つくられた「名将」の幻影

 このマンシュタインの自己弁護・美化をはかろうとする姿勢は、すでにニュルンベルク国際軍事裁判(1945~1946年)のころからあきらかであったが、それがよりいっそう明確に打ち出されたのは、1955年に刊行された回想録『失われた勝利』であった。マンシュタインはそこで、おのれはかくあったと信じ、また、他者にもそう思わせたかった姿に合わせて、自画像を描きだした。

 今日の眼でみれば、それは偽りを含んだものにすぎないのだけれども、当時はマンシュタインが第二次世界大戦で示した巨大な功績のオーラを受けていたから、たちまち広範な層の支持を得た。

 しかも、その高評価はドイツにとどまらず、イギリスの高名な軍事史家・戦略思想家であるバジル・リデル゠ハートの肝いりで英訳版が刊行されてからは(1958年)、世界的に広まっていったのである。

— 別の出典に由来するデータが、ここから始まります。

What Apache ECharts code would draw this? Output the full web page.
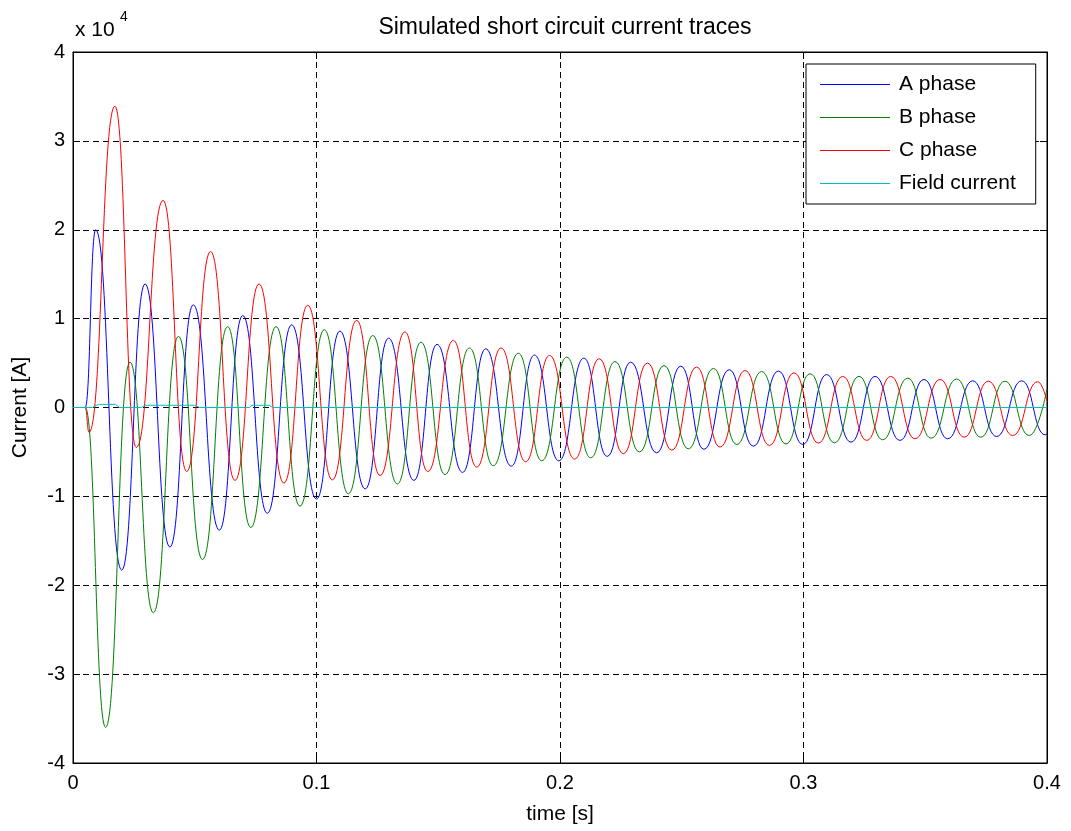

 日本もまた例外ではない。ドイツ語を解し、戦前戦中からマンシュタインの事績に注目してきた、本郷健や加登川幸太郎をはじめとする旧陸軍将校たちが、戦史研究家として、あるいは『失われた勝利』を邦訳出版し、あるいは彼の軍事的手腕を称賛する著作や雑誌記事を多数発表した。それによって、「名将」マンシュタイン像は、日本にも輸入されたものといえる。

 さりながら、いかにマンシュタインが自らの戦功を強調し、彼のシンパが多大なる支持を与えたとしても、それだけでは、マンシュタインのセルフ・ポートレートが、第二次大戦史についての世界的共通認識の一部をなすというところまで行くのは難しかったはずだ。マンシュタイン「神話」が、かくもたやすく人口に膾炙するに至ったのは、冷戦という歴史的背景が大きく与っていると思われる。